Following a presentation by students at the small, one-room schoolhouse, we were invited to Angelina’s home. Rain drops begin to thump the tin roof of the school as we leave. This will have to be quick. 

Angelina (back left in the white shirt) and her family.

We are herded to Angelina’s home. With a sweeping motion of her arm, Angelina draws attention to her home and farm. In the foreground, I see a beautiful and bountiful small tract of land replete with fruit trees, a vegetable garden, a buck goat and a pond stocked with tilapia fish. In the background, I can see the sheets of rain creeping across the mountain.  There are two homes on Angelina’s property. Where she and her family live and where they used to live. As Angelina ushers us inside her new home, she tells her story. 

Angelina is one of the founders of Copantli. She, along with other landless agrarian workers from a nearby city, moved to this hillside in 1982 while many rural people where moving into the city looking for work. Facing an uncertain future was more desirable for Angelina than living in the city and having no control of her own destiny. All were looking for a better life.


Angelina and her neighbors built homes from “dust,” and scratched out a living farming on the hillside. There were no schools in the new community, so a first priority was to build one and lobby the government to pay a teacher. Water had to be collected far away. The community still had very little, but they were not short on pride and determination. 

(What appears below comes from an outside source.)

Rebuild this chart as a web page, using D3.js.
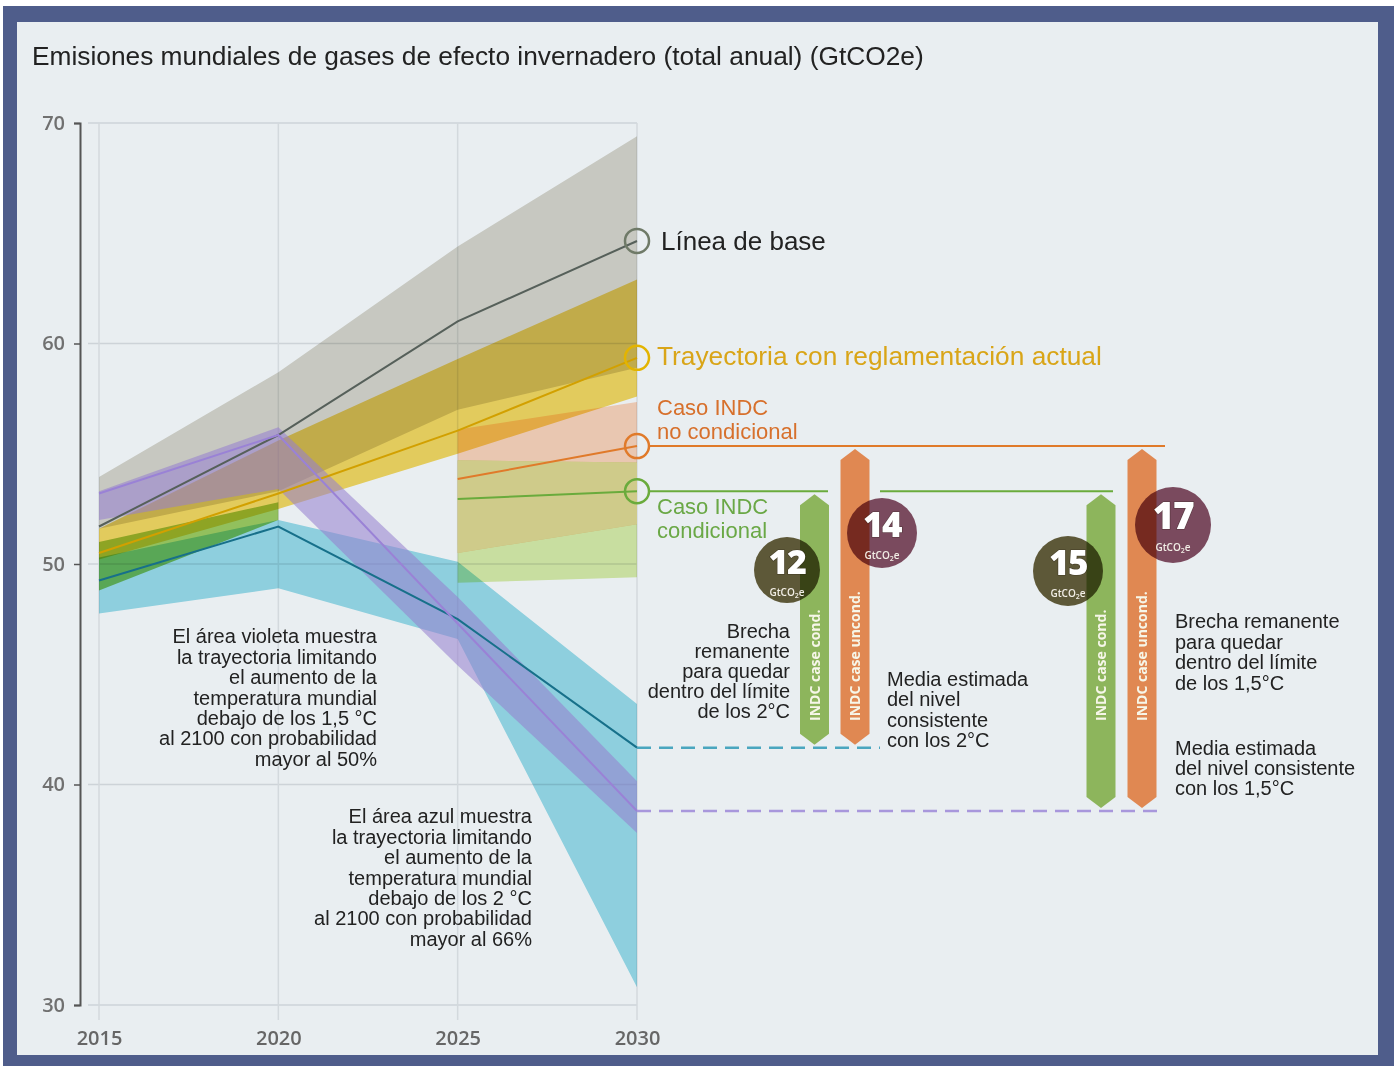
<!DOCTYPE html>
<html><head><meta charset="utf-8">
<script src="https://cdn.jsdelivr.net/npm/d3@7"></script>
<style>body{margin:0;background:#fff}svg{display:block}</style>
</head><body>
<svg id="c" width="1398" height="1066"></svg>
<script>
// ---------- DATA ----------
const years = [2015, 2020, 2025, 2030];
const yTicks = [30, 40, 50, 60, 70];
const baselineLine = [51.7, 55.85, 61.0, 64.65];
const baselineLow  = [51.6, 53.3, 57.0, 58.9];
const baselineHigh = [53.95, 58.7, 64.4, 69.4];
const currentLine = [50.5, 53.2, 56.05, 59.35];
const currentLow  = [50.2, 52.5, 55.0, 57.6];
const currentHigh = [51.6, 55.6, 59.3, 62.9];
const indcYears = [2025, 2030];
const uncondLine = [53.85, 55.35];
const uncondLow  = [50.5, 51.8];
const uncondHigh = [56.1, 57.35];
const condLine = [52.95, 53.3];
const condLow  = [49.15, 49.4];
const condHigh = [54.7, 54.6];
const histYears = [2015, 2020];
const histLow  = [48.8, 52.0];
const histHigh = [51.0, 52.8];
const twoLine = [49.25, 51.7, 47.5, 41.67];
const twoLow  = [47.75, 48.9, 46.6, 30.8];
const twoHigh = [50.3, 52.0, 50.1, 43.65];
const onefiveLine = [53.2, 55.85, 47.3, 38.8];
const onefiveLow  = [52.0, 53.4, 45.4, 37.8];
const onefiveHigh = [53.3, 56.2, 48.5, 40.15];
const gapValues = [12, 14, 15, 17];
const gapUnit = "GtCO";

// ---------- SETUP ----------
const svg = d3.select("#c");
const x = d3.scaleLinear().domain([2015, 2030]).range([99, 637]);
const y = d3.scaleLinear().domain([30, 70]).range([1005, 123]);
const SANS = "'Liberation Sans', Arial, sans-serif";
const OPEN = "'Open Sans', 'Noto Sans', sans-serif";

svg.append("rect").attr("x",0).attr("y",0).attr("width",1398).attr("height",1066).attr("fill","#fff");
svg.append("rect").attr("x",3).attr("y",6).attr("width",1391).attr("height",1060).attr("fill","#4f5d8b");
svg.append("rect").attr("x",17).attr("y",22).attr("width",1361).attr("height",1033).attr("fill","#e9eef1");

svg.append("text").attr("x",32).attr("y",65).attr("font-family",SANS).attr("font-size",26.3)
  .attr("fill","#222").text("Emisiones mundiales de gases de efecto invernadero (total anual) (GtCO2e)");

// gridlines
svg.append("g").selectAll("line").data(yTicks).join("line")
  .attr("x1",88).attr("x2",x(2030)).attr("y1",d=>y(d)).attr("y2",d=>y(d))
  .attr("stroke","#cdd3d8").attr("stroke-width",1.5);
svg.append("g").selectAll("line").data(years).join("line")
  .attr("x1",d=>x(d)).attr("x2",d=>x(d)).attr("y1",y(70)).attr("y2",y(30)+15)
  .attr("stroke","#d3d9dd").attr("stroke-width",1.5);

// axes
const ya = svg.append("g").attr("transform","translate(80,0)")
  .call(d3.axisLeft(y).tickValues(yTicks).tickSize(6).tickPadding(9));
ya.select(".domain").attr("stroke","#555").attr("stroke-width",2);
ya.selectAll(".tick line").attr("stroke","#555").attr("stroke-width",1.5);
ya.selectAll("text").attr("font-family",OPEN).attr("font-size",20).attr("font-weight",600).attr("fill","#707070");

const xa = svg.append("g").attr("transform","translate(0,1031)")
  .call(d3.axisBottom(x).tickValues(years).tickFormat(d3.format("d")).tickSize(0).tickPadding(0));
xa.select(".domain").remove();
xa.selectAll("text").attr("font-family",OPEN).attr("font-size",20).attr("font-weight",600).attr("fill","#666");

// ---------- BANDS ----------
function band(yrs, lo, hi){ return yrs.map((yr,i)=>({yr, lo:lo[i], hi:hi[i]})); }
const area = d3.area().x(d=>x(d.yr)).y0(d=>y(d.lo)).y1(d=>y(d.hi));
const interLow = condLow.map((v,i)=>Math.max(v, uncondLow[i]));
const interHigh = condHigh.map((v,i)=>Math.min(v, uncondHigh[i]));
const bands = [
  {d: band(years, baselineLow, baselineHigh), fill:"#dad7cd", blend:"multiply"},
  {d: band(years, currentLow, currentHigh), fill:"#f8da62", blend:"multiply"},
  {d: band(indcYears, uncondLow, uncondHigh), fill:"#ffd5bc", blend:"multiply"},
  {d: band(indcYears, condLow, condHigh), fill:"#dbeea9", blend:"multiply"},
  {d: band(indcYears, interLow, interHigh), fill:"#cfcb8a", blend:"normal"},
  {d: band(histYears, histLow, histHigh), fill:"#a0ce62", blend:"multiply"},
  {d: band(years, twoLow, twoHigh), fill:"#9bdeeb", blend:"multiply"},
  {d: band(years, onefiveLow, onefiveHigh), fill:"#957fcf", blend:"normal", op:0.56}
];
svg.append("g").selectAll("path").data(bands).join("path")
  .attr("d",b=>area(b.d)).attr("fill",b=>b.fill)
  .attr("fill-opacity",b=>b.op||1).style("mix-blend-mode",b=>b.blend);

// ---------- LINES ----------
const line = d3.line().x(d=>x(d.yr)).y(d=>y(d.v));
function ser(yrs, vals){ return yrs.map((yr,i)=>({yr, v:vals[i]})); }
const lines = [
  {d: ser(years, baselineLine), c:"#56605a"},
  {d: ser(years, currentLine), c:"#d2a000"},
  {d: ser(indcYears, uncondLine), c:"#e07a2a"},
  {d: ser(indcYears, condLine), c:"#6aab3c"},
  {d: ser(years, twoLine), c:"#17708a"},
  {d: ser(years, onefiveLine), c:"#9a82d6"}
];
svg.append("g").selectAll("path").data(lines).join("path")
  .attr("d",l=>line(l.d)).attr("fill","none").attr("stroke",l=>l.c).attr("stroke-width",2);

// extension lines from 2030
const xEnd = x(2030);
const ext = svg.append("g");
ext.append("line").attr("x1",xEnd+12).attr("x2",1165).attr("y1",y(uncondLine[1])).attr("y2",y(uncondLine[1]))
  .attr("stroke","#e07a2a").attr("stroke-width",2);
[[xEnd+12,828],[880,1113]].forEach(s=>ext.append("line").attr("x1",s[0]).attr("x2",s[1])
  .attr("y1",y(condLine[1])).attr("y2",y(condLine[1])).attr("stroke","#6aab3c").attr("stroke-width",2));
ext.append("line").attr("x1",xEnd).attr("x2",880).attr("y1",y(twoLine[3])).attr("y2",y(twoLine[3]))
  .attr("stroke","#4aa6bf").attr("stroke-width",2.5).attr("stroke-dasharray","14,8");
ext.append("line").attr("x1",xEnd).attr("x2",1165).attr("y1",y(onefiveLine[3])).attr("y2",y(onefiveLine[3]))
  .attr("stroke","#a897dc").attr("stroke-width",2.5).attr("stroke-dasharray","14,8");

// end circles
const circ = [
  {v: baselineLine[3], c:"#6f7a68"},
  {v: currentLine[3], c:"#e3b400"},
  {v: uncondLine[1], c:"#e07a2a"},
  {v: condLine[1], c:"#6aab3c"}
];
svg.append("g").selectAll("circle").data(circ).join("circle")
  .attr("cx",xEnd).attr("cy",d=>y(d.v)).attr("r",12).attr("fill","none")
  .attr("stroke",d=>d.c).attr("stroke-width",2.5);

// series labels
function label(xp, yp, lines, size, color, anchor, pitch){
  const t = svg.append("text").attr("x",xp).attr("y",yp).attr("font-family",SANS)
    .attr("font-size",size).attr("fill",color).attr("text-anchor",anchor||"start");
  lines.forEach((s,i)=>t.append("tspan").attr("x",xp).attr("y",yp+i*(pitch||size)).text(s));
}
label(661, y(baselineLine[3])+9, ["Línea de base"], 26, "#222");
label(657, y(currentLine[3])+7, ["Trayectoria con reglamentación actual"], 26.3, "#d9a518");
label(657, 415, ["Caso INDC","no condicional"], 22, "#d7702c", "start", 23.5);
label(657, 514, ["Caso INDC","condicional"], 22, "#6aa846", "start", 23.5);

// ---------- GAP BARS ----------
const bars = [
  {cx:814.5, top:condLine[1], bot:twoLine[3], c:"#8db55c", t:"INDC case cond."},
  {cx:855, top:uncondLine[1], bot:twoLine[3], c:"#e08852", t:"INDC case uncond."},
  {cx:1101, top:condLine[1], bot:onefiveLine[3], c:"#8db55c", t:"INDC case cond."},
  {cx:1142, top:uncondLine[1], bot:onefiveLine[3], c:"#e08852", t:"INDC case uncond."}
];
const bw = 29, tip = 11;
function barPath(b){
  const t = y(b.top)+3, bt = y(b.bot)-3, l = b.cx-bw/2, r = b.cx+bw/2;
  return `M${l},${t+tip}L${b.cx},${t}L${r},${t+tip}L${r},${bt-tip}L${b.cx},${bt}L${l},${bt-tip}Z`;
}
const bg = svg.append("g");
bg.selectAll("path").data(bars).join("path").attr("d",barPath).attr("fill",b=>b.c);
bg.selectAll("text").data(bars).join("text")
  .attr("transform",b=>`translate(${b.cx+5},721) rotate(-90)`)
  .attr("font-family",OPEN).attr("font-weight",700).attr("font-size",14)
  .attr("fill","#f6f6e8").text(b=>b.t);

// ---------- BUBBLES ----------
const bubbles = [
  {v:gapValues[0], cx:787, cy:570, r:33, c:"#665e3b", fs:34},
  {v:gapValues[1], cx:882, cy:533, r:35, c:"#864f63", fs:35},
  {v:gapValues[2], cx:1068, cy:571, r:35, c:"#665e3b", fs:35},
  {v:gapValues[3], cx:1173, cy:525, r:38, c:"#864f63", fs:37}
];
const bb = svg.append("g");
bb.selectAll("circle").data(bubbles).join("circle")
  .attr("cx",d=>d.cx).attr("cy",d=>d.cy).attr("r",d=>d.r).attr("fill",d=>d.c)
  .style("mix-blend-mode","multiply");
bb.selectAll("text.num").data(bubbles).join("text").attr("class","num")
  .attr("x",d=>d.cx).attr("y",d=>d.cy+4).attr("text-anchor","middle")
  .attr("font-family",OPEN).attr("font-weight",800).attr("font-size",d=>d.fs)
  .attr("letter-spacing",-1.5).attr("fill","#fff")
  .attr("stroke","rgba(40,30,20,0.5)").attr("stroke-width",1.2).attr("paint-order","stroke")
  .text(d=>d.v);
const ut = bb.selectAll("text.unit").data(bubbles).join("text").attr("class","unit")
  .attr("x",d=>d.cx).attr("y",d=>d.cy+26).attr("text-anchor","middle")
  .attr("font-family",OPEN).attr("font-weight",600).attr("font-size",10).attr("fill","#f2eee6");
ut.append("tspan").text(gapUnit);
ut.append("tspan").attr("font-size",7).attr("dy",2).text("2");
ut.append("tspan").attr("dy",-2).text("e");

// ---------- ANNOTATIONS ----------
const P = 20.4;
label(377, 643.3, ["El área violeta muestra","la trayectoria limitando","el aumento de la","temperatura mundial","debajo de los 1,5 °C","al 2100 con probabilidad","mayor al 50%"], 20, "#222", "end", P);
label(532, 823.3, ["El área azul muestra","la trayectoria limitando","el aumento de la","temperatura mundial","debajo de los 2 °C","al 2100 con probabilidad","mayor al 66%"], 20, "#222", "end", P);
label(790, 638.3, ["Brecha","remanente","para quedar","dentro del límite","de los 2°C"], 20, "#222", "end", 20);
label(887, 686, ["Media estimada","del nivel","consistente","con los 2°C"], 20, "#222", "start", 20.4);
label(1175, 628.3, ["Brecha remanente","para quedar","dentro del límite","de los 1,5°C"], 20, "#222", "start", 20.5);
label(1175, 755, ["Media estimada","del nivel consistente","con los 1,5°C"], 20, "#222", "start", 20);
</script>
</body></html>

Angelina, who was only able to attend school through the 3rd grade, became a community leader, even teaching 1st and 2nd grade. A Heifer project partner organization came into contact with the community and provided training in gender equity, then community leadership, and finally advocacy.  The group now had a voice to go along with their pride and determination.


Armed with all of that, a delegation from Copantli led by Angelina made the long trip to the capital city of Tegucigalpa to meet with government and development agencies about building homes, schools, water wells, better roads and other infrastructure. They visited the Heifer Honduras office last. That meeting in 2006 marked a milestone in the growth of Copantli. The community had pride, determination, a voice, and now they had new resources and training.

Community members received dairy cattle. Eventually, the chickens, goats, tilapia and seedlings would follow. The community also received training in how to build and utilize biogas digesters that would harvest methane gas from composting animal manure, providing a healthier cooking source that burning firewood.


The group also received training on how to make concrete bricks and how to build homes from them.Angelina proudly points out that many of the group’s trained bricklayers are, in fact, women.  These same women now train other communities in the region who are following in their example.  Angelina herself pressed the bricks and then stacked them to form the walls of her new home.  It is a marked improvement over the mud walls, dirt floor, and scrap metal roof that was her old home. 

But I realize we have tempted fate long enough; the roads will become mud soon. We have to go. I ask Angelina what has changed about the community over the years that they have lived here. 


“Our vision has changed. We used to look for leaders who would tell us what to do. Now we are the leaders. We know that we must lead by working with our communities. A good leader works for her people, for the good of the whole community. A good leader can’t make decisions based on race, politics, or religion.  Everyone in the community should have the ability to be a leader," she said.


As I look at Angelina and her family as we prepared to leave, I see several generations that have made the move from the city back to the country in search of a better life. I see members of a community that—through determination and hope and a little help—built a community from the ground up, a community with a school and with healthy families.

I hop in the back of our truck for the trip down the mountain, realizing how much we all could learn from a hillside in western Honduras.